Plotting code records
____

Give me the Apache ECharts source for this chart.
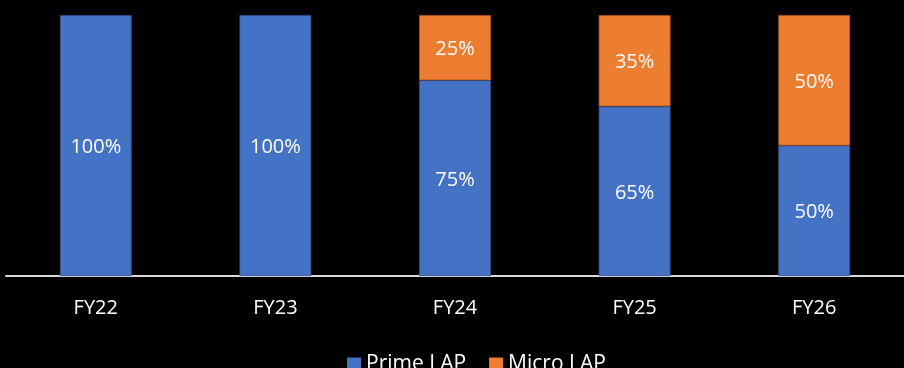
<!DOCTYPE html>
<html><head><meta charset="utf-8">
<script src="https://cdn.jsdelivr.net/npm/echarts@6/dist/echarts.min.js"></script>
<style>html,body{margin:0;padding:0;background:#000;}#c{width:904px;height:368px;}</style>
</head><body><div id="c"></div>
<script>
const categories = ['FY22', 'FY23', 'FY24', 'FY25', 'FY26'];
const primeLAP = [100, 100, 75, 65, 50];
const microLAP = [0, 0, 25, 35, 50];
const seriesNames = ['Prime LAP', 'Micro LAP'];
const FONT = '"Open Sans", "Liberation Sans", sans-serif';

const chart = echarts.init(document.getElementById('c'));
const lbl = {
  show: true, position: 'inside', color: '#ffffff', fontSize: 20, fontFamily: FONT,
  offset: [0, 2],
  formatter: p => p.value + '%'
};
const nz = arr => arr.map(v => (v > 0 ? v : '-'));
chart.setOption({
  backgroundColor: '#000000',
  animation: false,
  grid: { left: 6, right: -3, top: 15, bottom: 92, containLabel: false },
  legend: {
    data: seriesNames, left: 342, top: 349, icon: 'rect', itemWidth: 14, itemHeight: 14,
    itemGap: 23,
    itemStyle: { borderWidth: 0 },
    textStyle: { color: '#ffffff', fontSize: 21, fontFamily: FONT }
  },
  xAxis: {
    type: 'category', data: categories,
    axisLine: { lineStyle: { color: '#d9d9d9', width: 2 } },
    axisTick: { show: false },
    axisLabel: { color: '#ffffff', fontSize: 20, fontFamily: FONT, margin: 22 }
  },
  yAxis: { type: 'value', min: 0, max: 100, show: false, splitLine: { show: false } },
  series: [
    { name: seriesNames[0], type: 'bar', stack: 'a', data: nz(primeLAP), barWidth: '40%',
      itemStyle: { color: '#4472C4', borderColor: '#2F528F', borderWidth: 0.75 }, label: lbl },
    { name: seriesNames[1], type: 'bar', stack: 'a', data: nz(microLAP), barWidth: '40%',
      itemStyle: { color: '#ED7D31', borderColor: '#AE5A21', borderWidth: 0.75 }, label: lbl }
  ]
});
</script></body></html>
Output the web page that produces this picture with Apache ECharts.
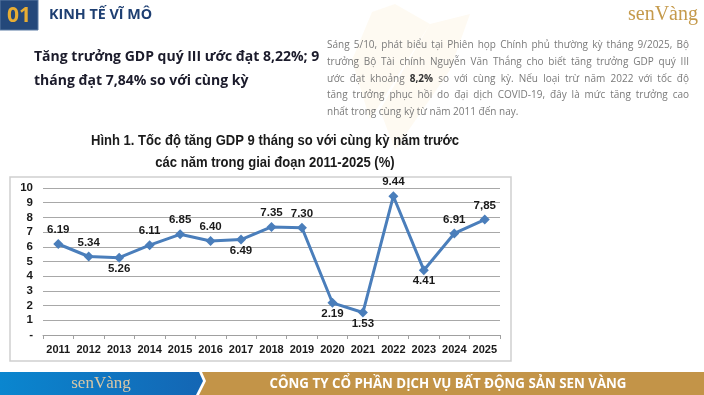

____

WRITTEN EXERCISE >> Without the pictures, repeat all the records word for word.

EXERCISE ANSWER >>
Give me the Apache ECharts source for this chart.
<!DOCTYPE html>
<html><head><meta charset="utf-8">
<script src="https://cdn.jsdelivr.net/npm/echarts@6/dist/echarts.min.js"></script>
<style>html,body{margin:0;padding:0;background:#000;}#c{width:904px;height:368px;}</style>
</head><body><div id="c"></div>
<script>
const categories = ['FY22', 'FY23', 'FY24', 'FY25', 'FY26'];
const primeLAP = [100, 100, 75, 65, 50];
const microLAP = [0, 0, 25, 35, 50];
const seriesNames = ['Prime LAP', 'Micro LAP'];
const FONT = '"Open Sans", "Liberation Sans", sans-serif';

const chart = echarts.init(document.getElementById('c'));
const lbl = {
  show: true, position: 'inside', color: '#ffffff', fontSize: 20, fontFamily: FONT,
  offset: [0, 2],
  formatter: p => p.value + '%'
};
const nz = arr => arr.map(v => (v > 0 ? v : '-'));
chart.setOption({
  backgroundColor: '#000000',
  animation: false,
  grid: { left: 6, right: -3, top: 15, bottom: 92, containLabel: false },
  legend: {
    data: seriesNames, left: 342, top: 349, icon: 'rect', itemWidth: 14, itemHeight: 14,
    itemGap: 23,
    itemStyle: { borderWidth: 0 },
    textStyle: { color: '#ffffff', fontSize: 21, fontFamily: FONT }
  },
  xAxis: {
    type: 'category', data: categories,
    axisLine: { lineStyle: { color: '#d9d9d9', width: 2 } },
    axisTick: { show: false },
    axisLabel: { color: '#ffffff', fontSize: 20, fontFamily: FONT, margin: 22 }
  },
  yAxis: { type: 'value', min: 0, max: 100, show: false, splitLine: { show: false } },
  series: [
    { name: seriesNames[0], type: 'bar', stack: 'a', data: nz(primeLAP), barWidth: '40%',
      itemStyle: { color: '#4472C4', borderColor: '#2F528F', borderWidth: 0.75 }, label: lbl },
    { name: seriesNames[1], type: 'bar', stack: 'a', data: nz(microLAP), barWidth: '40%',
      itemStyle: { color: '#ED7D31', borderColor: '#AE5A21', borderWidth: 0.75 }, label: lbl }
  ]
});
</script></body></html>
Output the web page that produces this picture with Apache ECharts.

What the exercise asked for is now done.